Everett CollectionCitizen Kane: Joseph Cotten, Orson Welles, 1941

Everyone recognized Orson Welles’s Charles Foster Kane as a thinly veiled version of William Randolph Hearst, but who or what was “rosebud”?

Citizen Kane has probably had more advance publicity of one kind or another than any other picture yet produced. Practically everybody connected with the production has been reported on the verge of a lawsuit. Some have said that all this uproar was nothing but exceptionally well-handled publicity, while others have sworn that William Randolph Hearst was determined to prevent the picture’s release. Finally it was announced that the picture would definitely be released in the near future, and the press assembled at last week’s preview in a state of great expectancy.

Many would probably have rejoiced to find producer, director, actor, and part-author Orson Welles’s ambitious first effort in Hollywood not an unqualified success: after all, the man had had no previous cinema experience, and if reports were true he had walked into the studio and produced on a very low budget a film which was a masterpiece.

It must be stated here that no amount of advance publicity or ballyhoo could possibly ruin the effect of this remarkable picture. It is probably the most original, exciting, and entertaining picture that has yet been produced in this country, and although it may lack their subtlety it can certainly be placed in the same bracket as the very best pre-war French productions.

The film may not have been inspired by the life of William Randolph Hearst, but the story of Charles Foster Kane, as unfolded in the picture, certainly bears a remarkable resemblance to Hearst’s career. The incident concerning the Spanish-American War, the vast collection of useless antiques acquired by Kane, and certain details such as the picnic, with the guests compelled to spend the night under canvas, are familiar parts of the Hearst legend; and the castle of Xanadu, Kane’s retreat from the world, with its endless acres and private zoo, is more than reminiscent of San Simeon. If Mr. Hearst decides, as many others undoubtedly will, that the film is only the most thinly disguised version of his life story, he will perhaps be favorably impressed with the sympathy and understanding with which the subject has been treated, and may even be delighted to have provided material for a drama of almost classical proportions.

The film opens with the death of Kane, a very old man, alone in the colossal, ugly monument to his wealth and power–Xanadu.
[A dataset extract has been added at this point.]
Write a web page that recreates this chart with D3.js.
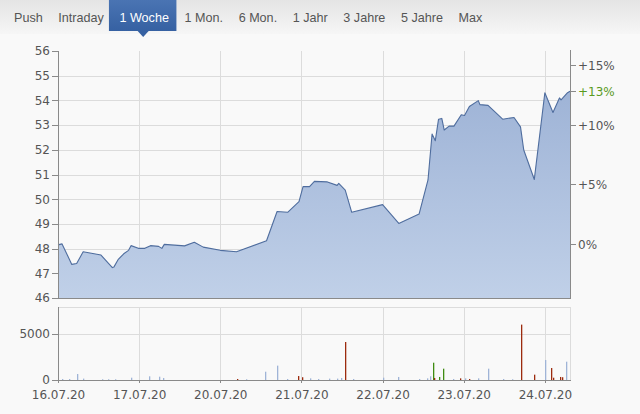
<!DOCTYPE html>
<html><head><meta charset="utf-8">
<script src="https://cdn.jsdelivr.net/npm/d3@7"></script>
<style>
html,body{margin:0;padding:0;background:#f9f9f9;}
svg{display:block;}
</style></head>
<body>
<svg id="c" width="640" height="414"></svg>
<script>
// ---------- data ----------
const tabs = ["Push","Intraday","1 Woche","1 Mon.","6 Mon.","1 Jahr","3 Jahre","5 Jahre","Max"];
const activeTab = "1 Woche";
const days = ["16.07.20","17.07.20","20.07.20","21.07.20","22.07.20","23.07.20","24.07.20"];
const priceTicks = [46,47,48,49,50,51,52,53,54,55,56];
const pctTicks = [0,5,10,15];
const prevClose = 48.19;
// time in trading-day units since 16.07.20 open
const priceT = [0.00,0.05,0.17,0.23,0.31,0.53,0.67,0.69,0.74,0.81,0.87,0.90,0.99,1.07,1.14,1.24,1.28,1.31,1.56,1.68,1.79,2.00,2.20,2.57,2.70,2.83,2.97,3.02,3.10,3.16,3.32,3.44,3.46,3.54,3.62,4.00,4.20,4.45,4.56,4.61,4.65,4.69,4.73,4.76,4.82,4.88,4.97,5.01,5.07,5.18,5.20,5.30,5.48,5.62,5.70,5.74,5.87,6.00,6.10,6.18,6.20,6.28,6.31];
const priceV = [48.15,48.19,47.36,47.40,47.87,47.74,47.23,47.26,47.55,47.79,47.93,48.12,48.01,48.01,48.12,48.09,48.01,48.17,48.11,48.26,48.06,47.93,47.87,48.32,49.50,49.47,49.90,50.51,50.51,50.72,50.70,50.56,50.64,50.37,49.47,49.78,49.02,49.40,50.78,52.64,52.37,53.24,53.27,52.80,52.96,52.96,53.42,53.39,53.75,53.99,53.83,53.80,53.24,53.31,52.93,51.99,50.80,54.31,53.51,54.10,54.02,54.31,54.37];
const volTicks = [0,5000];
const volT = [0.05,0.13,0.24,0.31,0.54,0.62,0.70,0.90,1.12,1.24,1.30,2.20,2.32,2.55,2.70,2.82,2.96,3.01,3.11,3.21,3.34,3.44,3.49,3.54,3.64,4.00,4.19,4.45,4.55,4.59,4.62,4.64,4.69,4.74,4.87,4.95,5.02,5.07,5.18,5.30,5.48,5.59,5.71,5.87,6.00,6.07,6.10,6.19,6.21,6.26];
const volV = [110,110,650,150,80,80,80,250,400,360,220,110,80,900,1560,110,430,300,180,110,150,150,220,4130,110,250,330,110,180,400,1880,220,330,1230,110,180,180,110,180,1230,110,80,6020,580,2170,1300,250,330,300,1990];
const volK = ["n","n","n","n","n","n","n","n","n","n","n","d","n","n","n","n","d","d","n","n","n","n","n","d","n","n","n","n","n","n","u","d","u","u","n","d","n","d","n","n","n","n","d","d","n","d","d","d","d","n"];

// ---------- layout ----------
const svg = d3.select("#c");
const L = 58, R = 570;
const mainTop = 51, mainBot = 298;
const volTop = 307, volBot = 380;
const axisFont = "DejaVu Sans, Verdana, sans-serif";
const txtCol = "#555";
const gridCol = "#dcdcdc";
const axisCol = "#8a8a8a";

const defs = svg.append("defs");
const gBar = defs.append("linearGradient").attr("id","bar").attr("x1",0).attr("y1",0).attr("x2",0).attr("y2",1);
gBar.append("stop").attr("offset","0").attr("stop-color","#e4e4e4");
gBar.append("stop").attr("offset","1").attr("stop-color","#f6f6f6");
const gAct = defs.append("linearGradient").attr("id","act").attr("x1",0).attr("y1",0).attr("x2",0).attr("y2",1);
gAct.append("stop").attr("offset","0").attr("stop-color","#4a74b3");
gAct.append("stop").attr("offset","1").attr("stop-color","#3661a2");
const gArea = defs.append("linearGradient").attr("id","area").attr("gradientUnits","userSpaceOnUse")
  .attr("x1",0).attr("y1",mainTop).attr("x2",0).attr("y2",mainBot);
gArea.append("stop").attr("offset","0").attr("stop-color","#98aed3");
gArea.append("stop").attr("offset","1").attr("stop-color","#c0d0e8");

// ---------- tab bar ----------
svg.append("rect").attr("x",0).attr("y",0).attr("width",640).attr("height",34).attr("fill","url(#bar)");
const tabG = svg.append("g");
let cx = 14;
tabs.forEach(t => {
  const isA = t === activeTab;
  const txt = tabG.append("text").attr("x",cx).attr("y",21.5)
    .attr("font-family","Liberation Sans, Arial, sans-serif").attr("font-size","12.6px")
    .attr("fill", isA ? "#fff" : "#555").text(t);
  const w = txt.node().getComputedTextLength();
  if (isA) {
    tabG.insert("rect","text").attr("x",cx-10.5).attr("y",0).attr("width",w+18).attr("height",31).attr("fill","url(#act)");
    const m = cx + w/2 - 1;
    tabG.insert("path","text").attr("d",`M${m-5.5},31L${m+5.5},31L${m},37Z`).attr("fill","#3661a2");
  }
  cx += w + 15.6;
});

// ---------- scales ----------
const x = d3.scaleLinear().domain([0, 6.31]).range([L, R]);
const y = d3.scaleLinear().domain([46, 56]).range([mainBot, mainTop]);
const yv = d3.scaleLinear().domain([0, 8000]).range([volBot, volBot - 73.6]);
const dayIdx = days.map((d,i)=>i);

// ---------- main grid ----------
const grid = svg.append("g").attr("stroke",gridCol).attr("stroke-width",1).attr("shape-rendering","crispEdges");
priceTicks.filter(v=>v>46 && v<56).forEach(v=>{
  grid.append("line").attr("x1",L).attr("x2",R).attr("y1",Math.round(y(v))+0.5).attr("y2",Math.round(y(v))+0.5);
});
dayIdx.slice(1).forEach(i=>{
  grid.append("line").attr("x1",Math.round(x(i))+0.5).attr("x2",Math.round(x(i))+0.5).attr("y1",mainTop).attr("y2",mainBot);
  grid.append("line").attr("x1",Math.round(x(i))+0.5).attr("x2",Math.round(x(i))+0.5).attr("y1",volTop).attr("y2",volBot);
});
grid.append("line").attr("x1",L).attr("x2",R).attr("y1",volTop+0.5).attr("y2",volTop+0.5);
grid.append("line").attr("x1",R+0.5).attr("x2",R+0.5).attr("y1",volTop).attr("y2",volBot);
grid.append("line").attr("x1",L).attr("x2",R).attr("y1",Math.round(yv(5000))+0.5).attr("y2",Math.round(yv(5000))+0.5);

// ---------- area ----------
const pts = priceT.map((t,i)=>[t, priceV[i]]);
svg.append("path").datum(pts)
  .attr("d", d3.area().x(d=>x(d[0])).y0(mainBot).y1(d=>y(d[1])))
  .attr("fill","url(#area)");
svg.append("path").datum(pts)
  .attr("d", d3.line().x(d=>x(d[0])).y(d=>y(d[1])))
  .attr("fill","none").attr("stroke","#4f6d9e").attr("stroke-width",1.1).attr("stroke-linejoin","round");

// ---------- volume bars ----------
const volColor = {n:"#9fb4d7", d:"#9c2b0e", u:"#3f8c12"};
svg.append("g").selectAll("rect").data(volT.map((t,i)=>({t, v:volV[i], k:volK[i]}))).join("rect")
  .attr("x", d=>Math.round(x(d.t)))
  .attr("width", 1.3)
  .attr("y", d=>yv(d.v))
  .attr("height", d=>volBot - yv(d.v))
  .attr("fill", d=>volColor[d.k]);

// ---------- axes ----------
function styleAxis(g){
  g.select(".domain").remove();
  g.selectAll(".tick line").attr("stroke",axisCol);
  g.selectAll(".tick text").attr("fill",txtCol).attr("font-family",axisFont).attr("font-size","12px");
}
const ax = svg.append("g").attr("shape-rendering","crispEdges");
// left main
ax.append("g").attr("transform",`translate(${L},0)`)
  .call(d3.axisLeft(y).tickValues(priceTicks).tickSize(6).tickPadding(2).tickFormat(d3.format("d")))
  .call(styleAxis);
// right pct
const pctY = p => y(prevClose*(1+p/100));
const rg = ax.append("g").attr("transform",`translate(${R},0)`);
pctTicks.forEach(p=>{
  const yy = Math.round(pctY(p))+0.5;
  rg.append("line").attr("x1",0).attr("x2",6).attr("y1",yy).attr("y2",yy).attr("stroke",axisCol);
  rg.append("text").attr("x",8).attr("y",yy).attr("dy","0.35em").attr("fill",txtCol)
    .attr("font-family",axisFont).attr("font-size","12px").text(p===0?"0%":"+"+p+"%");
});
const last = priceV[priceV.length-1];
const lastPct = Math.round((last/prevClose-1)*100);
{
  const yy = Math.round(y(last))+0.5;
  rg.append("line").attr("x1",0).attr("x2",6).attr("y1",yy).attr("y2",yy).attr("stroke",axisCol);
  rg.append("text").attr("x",8).attr("y",yy).attr("dy","0.35em").attr("fill","#5a9a1e")
    .attr("font-family",axisFont).attr("font-size","12px").text("+"+lastPct+"%");
}
// left vol
ax.append("g").attr("transform",`translate(${L},0)`)
  .call(d3.axisLeft(yv).tickValues(volTicks).tickSize(6).tickPadding(2).tickFormat(d3.format("d")))
  .call(styleAxis);
// bottom dates
ax.append("g").attr("transform",`translate(0,${volBot})`)
  .call(d3.axisBottom(x).tickValues(dayIdx).tickSize(3).tickPadding(7.5).tickFormat(i=>days[i]))
  .call(styleAxis);
// axis lines
ax.append("line").attr("x1",L+0.5).attr("x2",L+0.5).attr("y1",mainTop).attr("y2",mainBot).attr("stroke",axisCol);
ax.append("line").attr("x1",R+0.5).attr("x2",R+0.5).attr("y1",mainTop-1).attr("y2",mainBot).attr("stroke",axisCol);
ax.append("line").attr("x1",L).attr("x2",R+1).attr("y1",mainBot+0.5).attr("y2",mainBot+0.5).attr("stroke",axisCol);
ax.append("line").attr("x1",L+0.5).attr("x2",L+0.5).attr("y1",volTop).attr("y2",volBot).attr("stroke",axisCol);
ax.append("line").attr("x1",L).attr("x2",R+1).attr("y1",volBot+0.5).attr("y2",volBot+0.5).attr("stroke",axisCol);
</script>
</body></html>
A sort of March of Time dealing with Kane’s life is then presented. The producers of this short are dissatisfied, finding it too superficial and impersonal, and are determined to obtain more intimate details of the man’s personal history. The remainder of the picture deals with the information on Kane’s life and character obtained respectively from his guardian, his chief assistant, a dramatic critic who was once his best friend, his second wife, and his butler. This technique of unfolding the story necessitates five separate flashbacks and creates a certain amount of confusion which is more than compensated for by the powerful effect obtained by the gradual illumination of character, until with the click of the final switch he is fully revealed – empty, lonely, and unhappy, a victim of his own personal power.

This excellent cinematic material Welles has embellished with brilliant directorial, pictorial, and dramatic touches. He breaks, with the greatest effect, practically every photographic rule in the business, employing very few close-ups, playing whole scenes with the faces of the performers in shadow, using lighting to enhance the dramatic value of the scene rather than the personal appearance of the actor. He is, in fact, one of the first Hollywood directors really to exploit the screen as a medium, and it is interesting to note that in doing this he has used an entire cast with no previous screen experience.

The acting both of Welles and of the rest of the Mercury Theater cast is excellent. Dorothy Comingore as Kane’s second wife, whom he forces to sing in opera to gratify his ego, is particularly effective; so is Joseph Cotten as the dramatic critic. Welles himself gives an amazing performance as Kane, equally convincing in youth, middle age, and senility. The photographer, Gregg Toland, has achieved some wonderful effects, particularly the scene in the projection room of the newsreel company.

The picture has made a tremendous impression in Hollywood. Charlie Chaplin is reported to be prepared to back any venture that Welles may have in mind. Perhaps when the uproar has died down it will be discovered that the film is not quite so good as it is considered now, but nevertheless Hollywood will for a long time be in debt to Mr. Welles.